En otras palabras, la inflación no sólo implica el recurso de políticas monetarias, sino también fiscales, como anotaron varios economistas, estudiosos del asunto.
Y es que, si bien la inflación golpea a todos, es evidente que el perjuicio no es el mismo arriba que abajo, y en estos casos “un impuesto anti inflación” en sectores muy focalizados (el “1 por ciento”) no es otra cosa que redistribuir de una manera más o menos equilibrada los daños generados, en este caso por el desbalance oferta-demanda.
Además, ese “1 por ciento” de la población es el mismo que se beneficia de los aumentos de las tasas de interés tanto de la Fed como del Banco de México para tratar de contener la inflación (rentismo especulador, que un día tiene sus dólares aquí y mañana se los lleva a Estados Unidos). De modo que establecer impuestos más o menos compensa y es seguro que no hará pobre a nadie del “1 por ciento”
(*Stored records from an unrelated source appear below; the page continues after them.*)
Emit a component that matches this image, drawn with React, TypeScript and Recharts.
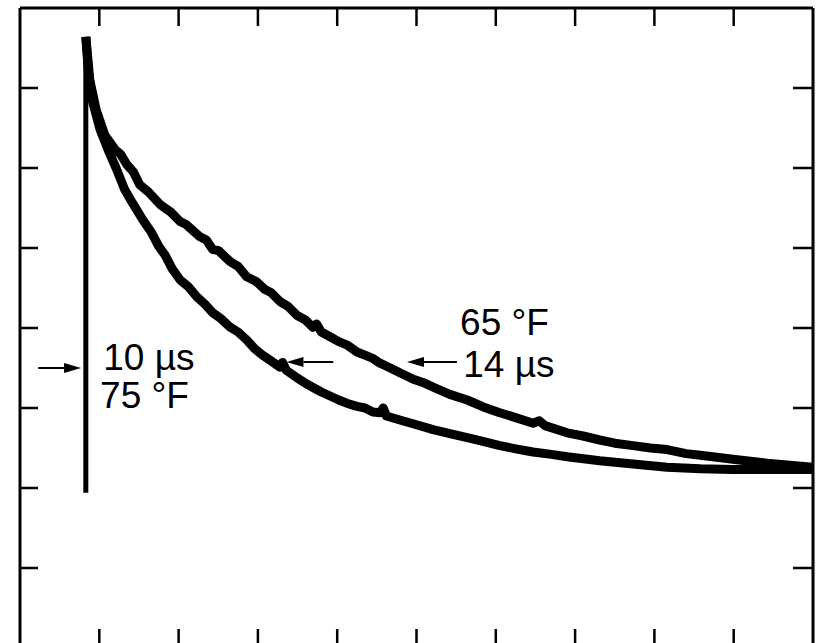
import { LineChart, Line, XAxis, YAxis, ReferenceLine, ReferenceDot } from 'recharts'

// x in horizontal divisions (0-10), y in vertical divisions (0-8)
const xTicks = [1, 2, 3, 4, 5, 6, 7, 8, 9]
const yTicks = [1, 2, 3, 4, 5, 6, 7]

// trigger edge
const trigger = [
  { x: 0.83, y: 1.94 },
  { x: 0.83, y: 7.64 },
]

// 65 °F trace, 14 µs
const trace65 = [
  { x: 0.83, y: 7.64 }, { x: 0.88, y: 7.1 }, { x: 0.96, y: 6.73 }, { x: 1.07, y: 6.41 },
  { x: 1.2, y: 6.23 }, { x: 1.27, y: 6.17 }, { x: 1.35, y: 6.04 }, { x: 1.43, y: 5.95 },
  { x: 1.51, y: 5.79 }, { x: 1.62, y: 5.7 }, { x: 1.77, y: 5.54 }, { x: 1.9, y: 5.45 },
  { x: 2.02, y: 5.33 }, { x: 2.1, y: 5.29 }, { x: 2.27, y: 5.14 }, { x: 2.35, y: 5.1 },
  { x: 2.43, y: 4.98 }, { x: 2.5, y: 4.97 }, { x: 2.65, y: 4.83 }, { x: 2.75, y: 4.77 },
  { x: 2.86, y: 4.64 }, { x: 2.98, y: 4.58 }, { x: 3.09, y: 4.48 }, { x: 3.17, y: 4.44 },
  { x: 3.28, y: 4.33 }, { x: 3.38, y: 4.27 }, { x: 3.49, y: 4.16 }, { x: 3.6, y: 4.1 },
  { x: 3.69, y: 4.01 }, { x: 3.74, y: 4.05 }, { x: 3.8, y: 3.95 }, { x: 3.91, y: 3.89 },
  { x: 4.02, y: 3.83 }, { x: 4.12, y: 3.79 }, { x: 4.25, y: 3.7 }, { x: 4.35, y: 3.66 },
  { x: 4.45, y: 3.62 }, { x: 4.54, y: 3.56 }, { x: 4.67, y: 3.5 }, { x: 4.79, y: 3.44 },
  { x: 4.96, y: 3.36 }, { x: 5.08, y: 3.32 }, { x: 5.21, y: 3.26 }, { x: 5.42, y: 3.17 },
  { x: 5.64, y: 3.1 }, { x: 5.85, y: 3.01 }, { x: 6.05, y: 2.94 }, { x: 6.25, y: 2.88 },
  { x: 6.47, y: 2.81 }, { x: 6.55, y: 2.84 }, { x: 6.62, y: 2.78 }, { x: 6.9, y: 2.69 },
  { x: 7.1, y: 2.65 }, { x: 7.31, y: 2.6 }, { x: 7.5, y: 2.56 }, { x: 7.73, y: 2.53 },
  { x: 7.95, y: 2.5 }, { x: 8.16, y: 2.48 }, { x: 8.4, y: 2.43 }, { x: 8.58, y: 2.41 },
  { x: 8.99, y: 2.36 }, { x: 9.42, y: 2.31 }, { x: 10.0, y: 2.26 },
]

// 75 °F trace, 10 µs
const trace75 = [
  { x: 0.83, y: 7.64 }, { x: 0.86, y: 7.23 }, { x: 0.91, y: 6.85 }, { x: 1.01, y: 6.48 },
  { x: 1.11, y: 6.23 }, { x: 1.22, y: 5.98 }, { x: 1.32, y: 5.73 }, { x: 1.42, y: 5.56 },
  { x: 1.55, y: 5.35 }, { x: 1.66, y: 5.19 }, { x: 1.75, y: 5.02 }, { x: 1.83, y: 4.91 },
  { x: 1.92, y: 4.74 }, { x: 2.02, y: 4.6 }, { x: 2.12, y: 4.52 }, { x: 2.23, y: 4.39 },
  { x: 2.33, y: 4.3 }, { x: 2.43, y: 4.19 }, { x: 2.53, y: 4.12 }, { x: 2.65, y: 4.01 },
  { x: 2.75, y: 3.95 }, { x: 2.86, y: 3.85 }, { x: 2.96, y: 3.74 }, { x: 3.06, y: 3.66 },
  { x: 3.15, y: 3.6 }, { x: 3.28, y: 3.51 }, { x: 3.31, y: 3.57 }, { x: 3.36, y: 3.47 },
  { x: 3.49, y: 3.38 }, { x: 3.6, y: 3.31 }, { x: 3.69, y: 3.26 }, { x: 3.8, y: 3.2 },
  { x: 3.91, y: 3.15 }, { x: 4.02, y: 3.1 }, { x: 4.12, y: 3.06 }, { x: 4.25, y: 3.02 },
  { x: 4.35, y: 3.0 }, { x: 4.45, y: 2.95 }, { x: 4.54, y: 2.94 }, { x: 4.58, y: 3.0 },
  { x: 4.62, y: 2.9 }, { x: 4.79, y: 2.85 }, { x: 5.0, y: 2.79 }, { x: 5.21, y: 2.73 },
  { x: 5.42, y: 2.68 }, { x: 5.64, y: 2.63 }, { x: 5.85, y: 2.58 }, { x: 6.05, y: 2.53 },
  { x: 6.25, y: 2.49 }, { x: 6.47, y: 2.45 }, { x: 6.7, y: 2.42 }, { x: 6.9, y: 2.39 },
  { x: 7.31, y: 2.34 }, { x: 7.73, y: 2.3 }, { x: 8.16, y: 2.26 }, { x: 8.58, y: 2.24 },
  { x: 8.99, y: 2.23 }, { x: 9.42, y: 2.23 }, { x: 10.0, y: 2.23 },
]

const labels = [
  { x: 1.05, y: 3.475, text: '10 µs' },
  { x: 1.01, y: 3.0, text: '75 °F' },
  { x: 5.55, y: 3.91, text: '65 °F' },
  { x: 5.59, y: 3.39, text: '14 µs' },
]

const arrows = [
  { from: { x: 0.23, y: 3.5 }, to: { x: 0.77, y: 3.5 } },
  { from: { x: 3.95, y: 3.575 }, to: { x: 3.36, y: 3.575 } },
  { from: { x: 5.51, y: 3.575 }, to: { x: 4.88, y: 3.575 } },
]

const Arrow = (props: any) => {
  const { x1, y1, x2, y2 } = props
  const dx = x2 - x1
  const dy = y2 - y1
  const len = Math.hypot(dx, dy) || 1
  const ux = dx / len
  const uy = dy / len
  const hl = 17
  const hw = 5
  const bx = x2 - ux * hl
  const by = y2 - uy * hl
  return (
    <g>
      <line x1={x1} y1={y1} x2={bx} y2={by} stroke="#000" strokeWidth={2} />
      <polygon points={`${x2},${y2} ${bx - uy * hw},${by + ux * hw} ${bx + uy * hw},${by - ux * hw}`} fill="#000" />
    </g>
  )
}

const noLabel = () => <g />
const axisLine = { stroke: '#000', strokeWidth: 3 }
const tickLine = { stroke: '#000', strokeWidth: 2.5 }

export default function App() {
  return (
    <div style={{ position: 'fixed', left: 0, top: 0, width: 819, height: 643, overflow: 'hidden', background: '#fff' }}>
      <LineChart width={819} height={660} margin={{ top: 8, right: 6, bottom: 12, left: 20 }}>
        <XAxis xAxisId="b" type="number" dataKey="x" domain={[0, 10]} ticks={xTicks} orientation="bottom"
          mirror tick={noLabel} tickSize={19} axisLine={axisLine} tickLine={tickLine} allowDataOverflow />
        <XAxis xAxisId="t" type="number" dataKey="x" domain={[0, 10]} ticks={xTicks} orientation="top"
          mirror tick={noLabel} tickSize={18} axisLine={axisLine} tickLine={tickLine} allowDataOverflow />
        <YAxis yAxisId="l" type="number" dataKey="y" domain={[0, 8]} ticks={yTicks} orientation="left"
          mirror tick={noLabel} tickSize={18} axisLine={axisLine} tickLine={tickLine} allowDataOverflow />
        <YAxis yAxisId="r" type="number" dataKey="y" domain={[0, 8]} ticks={yTicks} orientation="right"
          mirror tick={noLabel} tickSize={20} axisLine={axisLine} tickLine={tickLine} allowDataOverflow />

        <Line xAxisId="b" yAxisId="l" data={trigger} dataKey="y" type="linear" stroke="#000"
          strokeWidth={5} dot={false} isAnimationActive={false} />
        <Line xAxisId="b" yAxisId="l" data={trace65} dataKey="y" type="linear" stroke="#000"
          strokeWidth={9} strokeLinejoin="round" dot={false} isAnimationActive={false} />
        <Line xAxisId="b" yAxisId="l" data={trace75} dataKey="y" type="linear" stroke="#000"
          strokeWidth={9} strokeLinejoin="round" dot={false} isAnimationActive={false} />

        {arrows.map((a, i) => (
          <ReferenceLine key={`a${i}`} xAxisId="b" yAxisId="l" segment={[a.from, a.to]} shape={Arrow} />
        ))}
        {labels.map((l, i) => (
          <ReferenceDot key={`l${i}`} xAxisId="b" yAxisId="l" x={l.x} y={l.y} r={0}
            shape={(p: any) => (
              <text x={p.cx} y={p.cy} fontFamily="'Liberation Sans', Arial, sans-serif" fontSize={37} fill="#000">
                {l.text}
              </text>
            )} />
        ))}
      </LineChart>
    </div>
  )
}
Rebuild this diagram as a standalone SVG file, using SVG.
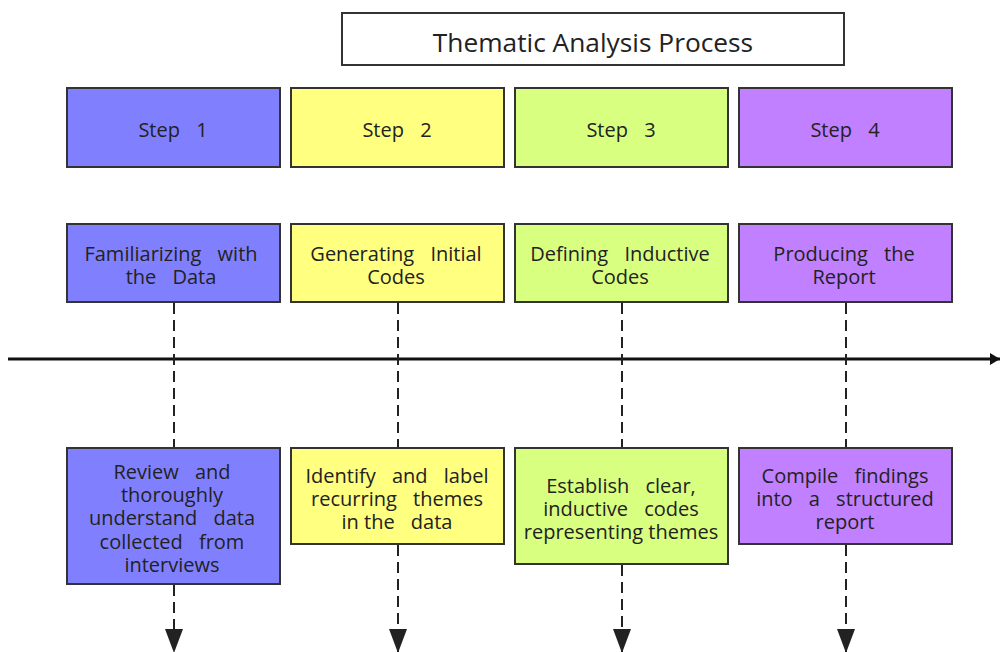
<svg xmlns="http://www.w3.org/2000/svg" width="1000" height="652" viewBox="0 0 1000 652">
<style>
text{font-family:"Open Sans","Noto Sans",sans-serif;font-size:20px;fill:#222;text-anchor:middle;word-spacing:11px}
.box{stroke:#333;stroke-width:2}
.b1{fill:#8080ff}.b2{fill:#ffff80}.b3{fill:#d9ff80}.b4{fill:#c080ff}
.dash{stroke:#222;stroke-width:2;stroke-dasharray:11 6;fill:none}
</style>
<defs>
<marker id="ah" viewBox="0 0 10 12" refX="10" refY="6" markerWidth="3.5" markerHeight="4.2" orient="auto" markerUnits="strokeWidth"><path d="M0,0L10,6L0,12z" fill="#111"/></marker>
<marker id="ad" viewBox="0 0 12 9" refX="12" refY="4.5" markerWidth="12" markerHeight="9" orient="auto" markerUnits="strokeWidth"><path d="M0,0L12,4.5L0,9z" fill="#222"/></marker>
</defs>
<g id="title"><rect x="342" y="13" width="502" height="52" fill="#fff" stroke="#333" stroke-width="2"/><text x="593" y="52" style="font-size:26.3px;word-spacing:0">Thematic Analysis Process</text></g>
<g id="connectors">
<line x1="8" y1="359" x2="1000" y2="359" stroke="#111" stroke-width="3" marker-end="url(#ah)"/>
<line class="dash" x1="174" y1="303" x2="174" y2="448"/>
<line class="dash" x1="398" y1="303" x2="398" y2="448"/>
<line class="dash" x1="622" y1="303" x2="622" y2="448"/>
<line class="dash" x1="846" y1="303" x2="846" y2="448"/>
<line class="dash" x1="174" y1="585" x2="174" y2="653" marker-end="url(#ad)"/>
<line class="dash" x1="398" y1="545" x2="398" y2="653" marker-end="url(#ad)"/>
<line class="dash" x1="622" y1="565" x2="622" y2="653" marker-end="url(#ad)"/>
<line class="dash" x1="846" y1="545" x2="846" y2="653" marker-end="url(#ad)"/>
</g>
<g id="step1"><rect class="box b1" x="67" y="88" width="213" height="79"/><text x="173" y="137">Step 1</text></g>
<g id="step2"><rect class="box b2" x="291" y="88" width="213" height="79"/><text x="397" y="137">Step 2</text></g>
<g id="step3"><rect class="box b3" x="515" y="88" width="213" height="79"/><text x="621" y="137">Step 3</text></g>
<g id="step4"><rect class="box b4" x="739" y="88" width="213" height="79"/><text x="845" y="137">Step 4</text></g>
<g id="phase1"><rect class="box b1" x="67" y="224" width="213" height="78"/><text x="171" y="261">Familiarizing with</text><text x="171" y="284">the Data</text></g>
<g id="phase2"><rect class="box b2" x="291" y="224" width="213" height="78"/><text x="396" y="261">Generating Initial</text><text x="396" y="284">Codes</text></g>
<g id="phase3"><rect class="box b3" x="515" y="224" width="213" height="78"/><text x="620" y="261">Defining Inductive</text><text x="620" y="284">Codes</text></g>
<g id="phase4"><rect class="box b4" x="739" y="224" width="213" height="78"/><text x="844" y="261">Producing the</text><text x="844" y="284">Report</text></g>
<g id="desc1"><rect class="box b1" x="67" y="448" width="213" height="136"/><text x="172" y="479">Review and</text><text x="172" y="502">thoroughly</text><text x="172" y="525">understand data</text><text x="172" y="549">collected from</text><text x="172" y="572">interviews</text></g>
<g id="desc2"><rect class="box b2" x="291" y="448" width="213" height="96"/><text x="397" y="483">Identify and label</text><text x="397" y="506">recurring themes</text><text x="397" y="529" style="word-spacing:0">in the<tspan dx="11"> data</tspan></text></g>
<g id="desc3"><rect class="box b3" x="515" y="448" width="213" height="116"/><text x="621" y="493">Establish clear,</text><text x="621" y="516">inductive codes</text><text x="621" y="539" style="word-spacing:0">representing themes</text></g>
<g id="desc4"><rect class="box b4" x="739" y="448" width="213" height="96"/><text x="845" y="483">Compile findings</text><text x="845" y="506">into a structured</text><text x="845" y="529">report</text></g>
</svg>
En nuestro país, el presidente Andrés Manuel López Obrador no ha propuesto un impuesto de 15 por ciento para el “1 por ciento” con mayores ganancias, ni un 1 por ciento por recompra de acciones para enfrentar la inflación y otros fines. Nada de eso.
Los recursos destinados al PACIC han salido de la hacienda pública, incluso con los excedentes petroleros, para amortiguar las presiones inflacionarias, especialmente en los energéticos.
(Hay que imaginar las reacciones de los conservadores de este país si los propusiera, si ya con lo que se destina al PACIC es blanco de embestidas y deformaciones informativas que pretenden hacer creer de presuntos despilfarros oficiales, cuando se trata de medidas ante fenómenos específicos)
Pero con todo y el griterío que sin duda se levantaría en las filas favorecedoras del status quo, no estaría mal que el gobierno fuera diseñando acciones de mayor calado en materia tributaria para atender no sólo la coyuntura inflacionaria, sino para comenzar a corregir toda ese ancestral piso disparejo que ha profundizado la brecha de desigualdad, apuntalando la acumulación por la acumulación.
Lo que ha hecho hasta ahora la denominada “Cuarta Transformación” para cobrar impuestos a los grandes contribuyentes no está nada mal; hay que reconocer avances habida cuenta la discrecionalidad con la que se había actuado previamente, aunque no se puede soslayar que sigue haciendo falta una revolución en esta materia.
Y una “revolución fiscal” no tiene que ser únicamente enfocar los empeños en una mejor redistribución del ingresos para generar desarrollo social; también se requiere de una recaudación que deje atrás, de una vez por todas, viejos y vergonzantes privilegios con sus cuentos de hadas.